── Task material ──

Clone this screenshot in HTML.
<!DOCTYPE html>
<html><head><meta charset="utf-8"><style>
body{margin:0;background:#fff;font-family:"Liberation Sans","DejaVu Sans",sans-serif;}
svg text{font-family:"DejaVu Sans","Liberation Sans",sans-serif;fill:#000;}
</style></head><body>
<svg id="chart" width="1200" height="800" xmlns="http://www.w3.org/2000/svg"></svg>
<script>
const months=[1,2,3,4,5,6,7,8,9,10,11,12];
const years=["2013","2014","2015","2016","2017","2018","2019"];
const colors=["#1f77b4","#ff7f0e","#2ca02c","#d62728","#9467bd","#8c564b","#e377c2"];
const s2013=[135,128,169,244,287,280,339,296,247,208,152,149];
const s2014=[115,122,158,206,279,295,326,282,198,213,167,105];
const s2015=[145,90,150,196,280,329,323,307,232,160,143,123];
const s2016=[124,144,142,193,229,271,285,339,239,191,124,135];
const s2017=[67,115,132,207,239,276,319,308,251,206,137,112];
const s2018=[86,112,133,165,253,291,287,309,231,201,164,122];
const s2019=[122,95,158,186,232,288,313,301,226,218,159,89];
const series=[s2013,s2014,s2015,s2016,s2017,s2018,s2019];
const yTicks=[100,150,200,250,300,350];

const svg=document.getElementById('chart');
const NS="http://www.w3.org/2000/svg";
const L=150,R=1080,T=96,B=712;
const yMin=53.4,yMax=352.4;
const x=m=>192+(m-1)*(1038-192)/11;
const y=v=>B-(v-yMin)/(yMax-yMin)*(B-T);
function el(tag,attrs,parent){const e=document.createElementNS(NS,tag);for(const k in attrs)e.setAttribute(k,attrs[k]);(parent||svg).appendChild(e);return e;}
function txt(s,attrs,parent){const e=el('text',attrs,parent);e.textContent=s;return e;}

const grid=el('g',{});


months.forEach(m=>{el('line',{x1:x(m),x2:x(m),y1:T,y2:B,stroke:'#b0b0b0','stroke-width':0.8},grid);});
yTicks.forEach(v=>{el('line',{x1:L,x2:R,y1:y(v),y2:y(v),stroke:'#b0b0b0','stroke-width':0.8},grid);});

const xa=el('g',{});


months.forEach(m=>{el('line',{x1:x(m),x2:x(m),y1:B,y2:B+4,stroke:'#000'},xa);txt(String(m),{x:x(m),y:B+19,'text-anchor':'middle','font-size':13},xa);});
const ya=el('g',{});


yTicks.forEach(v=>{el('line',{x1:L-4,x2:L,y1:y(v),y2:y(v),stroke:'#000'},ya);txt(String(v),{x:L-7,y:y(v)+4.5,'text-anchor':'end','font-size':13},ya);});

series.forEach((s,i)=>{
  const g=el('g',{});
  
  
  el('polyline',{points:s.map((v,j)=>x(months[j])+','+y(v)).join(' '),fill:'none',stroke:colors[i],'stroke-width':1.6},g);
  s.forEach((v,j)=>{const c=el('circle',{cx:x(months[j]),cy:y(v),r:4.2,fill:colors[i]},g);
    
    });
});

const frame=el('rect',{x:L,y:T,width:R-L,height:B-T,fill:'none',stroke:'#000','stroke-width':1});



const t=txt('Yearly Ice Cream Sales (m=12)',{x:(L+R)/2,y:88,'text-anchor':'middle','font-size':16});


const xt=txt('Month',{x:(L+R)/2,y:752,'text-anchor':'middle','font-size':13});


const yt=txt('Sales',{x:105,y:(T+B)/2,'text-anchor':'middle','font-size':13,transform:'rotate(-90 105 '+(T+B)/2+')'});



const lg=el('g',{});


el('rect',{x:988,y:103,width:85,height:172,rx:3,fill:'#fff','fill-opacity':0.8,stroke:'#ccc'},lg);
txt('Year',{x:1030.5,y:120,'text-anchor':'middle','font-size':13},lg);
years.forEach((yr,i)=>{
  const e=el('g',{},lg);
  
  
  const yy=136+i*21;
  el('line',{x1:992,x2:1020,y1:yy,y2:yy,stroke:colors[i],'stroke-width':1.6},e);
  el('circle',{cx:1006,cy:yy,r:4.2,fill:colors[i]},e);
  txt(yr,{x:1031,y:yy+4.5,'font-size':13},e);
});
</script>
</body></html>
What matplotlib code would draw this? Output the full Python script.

───

▸ Exercise brief:
In full and verbatim, repeat the records given above.

▸ Result for this exercise:
Clone this screenshot in HTML.
<!DOCTYPE html>
<html><head><meta charset="utf-8"><style>
body{margin:0;background:#fff;font-family:"Liberation Sans","DejaVu Sans",sans-serif;}
svg text{font-family:"DejaVu Sans","Liberation Sans",sans-serif;fill:#000;}
</style></head><body>
<svg id="chart" width="1200" height="800" xmlns="http://www.w3.org/2000/svg"></svg>
<script>
const months=[1,2,3,4,5,6,7,8,9,10,11,12];
const years=["2013","2014","2015","2016","2017","2018","2019"];
const colors=["#1f77b4","#ff7f0e","#2ca02c","#d62728","#9467bd","#8c564b","#e377c2"];
const s2013=[135,128,169,244,287,280,339,296,247,208,152,149];
const s2014=[115,122,158,206,279,295,326,282,198,213,167,105];
const s2015=[145,90,150,196,280,329,323,307,232,160,143,123];
const s2016=[124,144,142,193,229,271,285,339,239,191,124,135];
const s2017=[67,115,132,207,239,276,319,308,251,206,137,112];
const s2018=[86,112,133,165,253,291,287,309,231,201,164,122];
const s2019=[122,95,158,186,232,288,313,301,226,218,159,89];
const series=[s2013,s2014,s2015,s2016,s2017,s2018,s2019];
const yTicks=[100,150,200,250,300,350];

const svg=document.getElementById('chart');
const NS="http://www.w3.org/2000/svg";
const L=150,R=1080,T=96,B=712;
const yMin=53.4,yMax=352.4;
const x=m=>192+(m-1)*(1038-192)/11;
const y=v=>B-(v-yMin)/(yMax-yMin)*(B-T);
function el(tag,attrs,parent){const e=document.createElementNS(NS,tag);for(const k in attrs)e.setAttribute(k,attrs[k]);(parent||svg).appendChild(e);return e;}
function txt(s,attrs,parent){const e=el('text',attrs,parent);e.textContent=s;return e;}

const grid=el('g',{});


months.forEach(m=>{el('line',{x1:x(m),x2:x(m),y1:T,y2:B,stroke:'#b0b0b0','stroke-width':0.8},grid);});
yTicks.forEach(v=>{el('line',{x1:L,x2:R,y1:y(v),y2:y(v),stroke:'#b0b0b0','stroke-width':0.8},grid);});

const xa=el('g',{});


months.forEach(m=>{el('line',{x1:x(m),x2:x(m),y1:B,y2:B+4,stroke:'#000'},xa);txt(String(m),{x:x(m),y:B+19,'text-anchor':'middle','font-size':13},xa);});
const ya=el('g',{});


yTicks.forEach(v=>{el('line',{x1:L-4,x2:L,y1:y(v),y2:y(v),stroke:'#000'},ya);txt(String(v),{x:L-7,y:y(v)+4.5,'text-anchor':'end','font-size':13},ya);});

series.forEach((s,i)=>{
  const g=el('g',{});
  
  
  el('polyline',{points:s.map((v,j)=>x(months[j])+','+y(v)).join(' '),fill:'none',stroke:colors[i],'stroke-width':1.6},g);
  s.forEach((v,j)=>{const c=el('circle',{cx:x(months[j]),cy:y(v),r:4.2,fill:colors[i]},g);
    
    });
});

const frame=el('rect',{x:L,y:T,width:R-L,height:B-T,fill:'none',stroke:'#000','stroke-width':1});



const t=txt('Yearly Ice Cream Sales (m=12)',{x:(L+R)/2,y:88,'text-anchor':'middle','font-size':16});


const xt=txt('Month',{x:(L+R)/2,y:752,'text-anchor':'middle','font-size':13});


const yt=txt('Sales',{x:105,y:(T+B)/2,'text-anchor':'middle','font-size':13,transform:'rotate(-90 105 '+(T+B)/2+')'});



const lg=el('g',{});


el('rect',{x:988,y:103,width:85,height:172,rx:3,fill:'#fff','fill-opacity':0.8,stroke:'#ccc'},lg);
txt('Year',{x:1030.5,y:120,'text-anchor':'middle','font-size':13},lg);
years.forEach((yr,i)=>{
  const e=el('g',{},lg);
  
  
  const yy=136+i*21;
  el('line',{x1:992,x2:1020,y1:yy,y2:yy,stroke:colors[i],'stroke-width':1.6},e);
  el('circle',{cx:1006,cy:yy,r:4.2,fill:colors[i]},e);
  txt(yr,{x:1031,y:yy+4.5,'font-size':13},e);
});
</script>
</body></html>
What matplotlib code would draw this? Output the full Python script.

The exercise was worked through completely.